Bonus Assignment 6. Beating baselines in the competition “How good is your Medium article?”#

../../_images/topic6-teaser.png

You can purchase a Bonus Assignments pack with the best non-demo versions of mlcourse.ai assignments. Select the “Bonus Assignments” tier on Patreon or a similar tier on Boosty (rus).

  

Details of the deal

mlcourse.ai is still in self-paced mode but we offer you Bonus Assignments with solutions for a contribution of $17/month. The idea is that you pay for ~1-5 months while studying the course materials, but a single contribution is still fine and opens your access to the bonus pack.

Note: the first payment is charged at the moment of joining the Tier Patreon, and the next payment is charged on the 1st day of the next month, thus it’s better to purchase the pack in the 1st half of the month.

mlcourse.ai is never supposed to go fully monetized (it’s created in the wonderful open ODS.ai community and will remain open and free) but it’d help to cover some operational costs, and Yury also put in quite some effort into assembling all the best assignments into one pack. Please note that unlike the rest of the course content, Bonus Assignments are copyrighted. Informally, Yury’s fine if you share the pack with 2-3 friends but public sharing of the Bonus Assignments pack is prohibited.

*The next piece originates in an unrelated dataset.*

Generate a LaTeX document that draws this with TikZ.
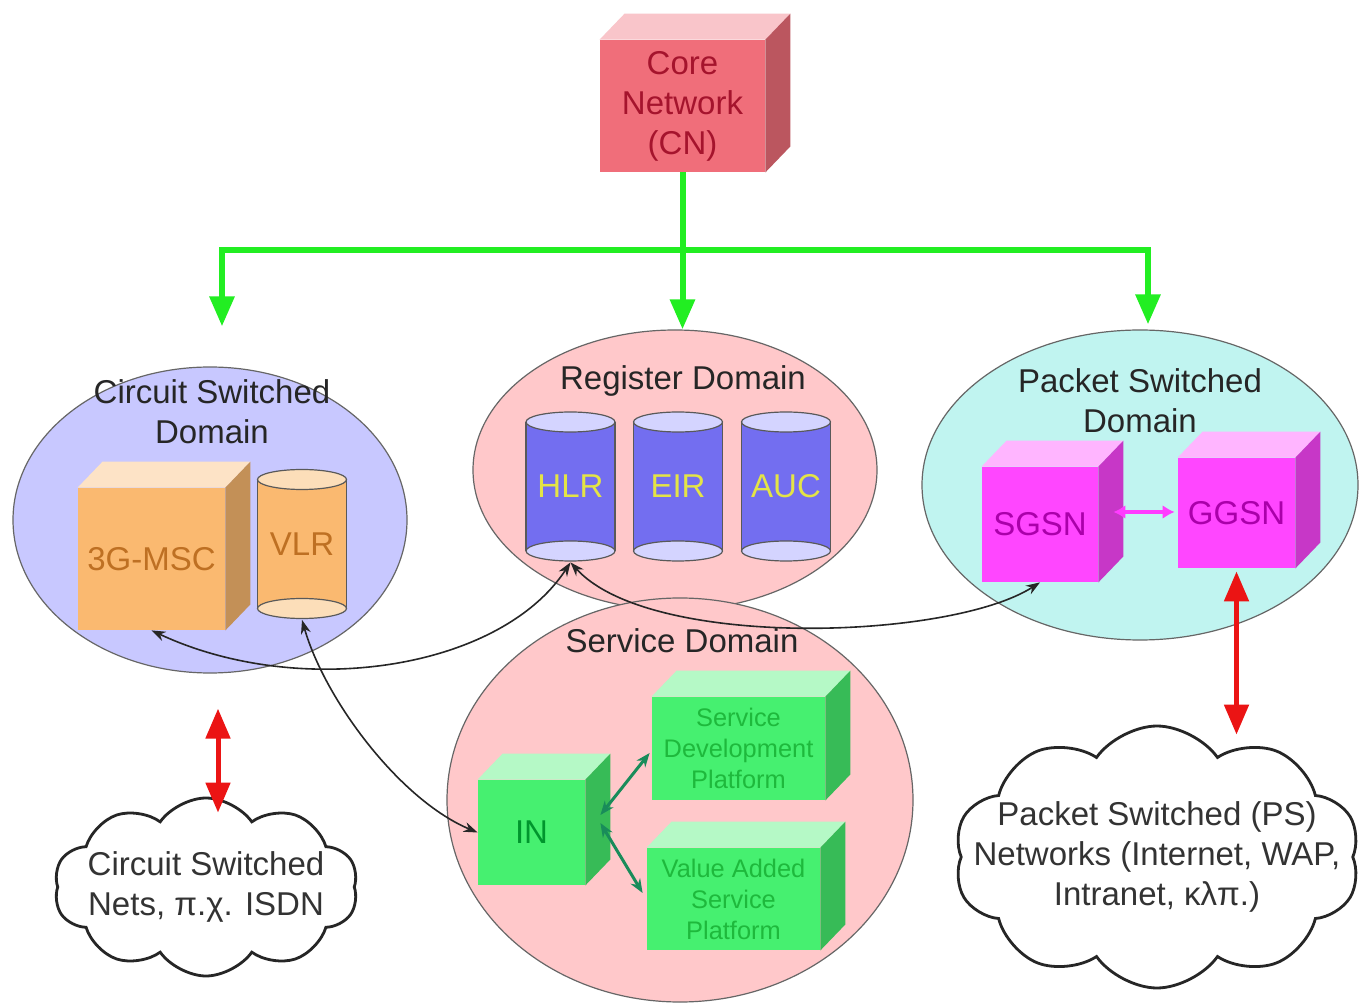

In this assignment, you’ll be challenged to beat a baseline in the competition where the goal is to predict the popularity of a Medium article. For this purpose, you’ll be provided with instructions on extracting features from raw JSON files, such as title, author, content, etc. as well as some time-based features.

Here it’s much closer to real-world Data Science, where you spend time fussing with JSONs extracting features, and waiting while the model is being trained. At the same time, just like with the “Alice” competition (see Bonus Assignment 4) feature engineering is the key, and that’s fun.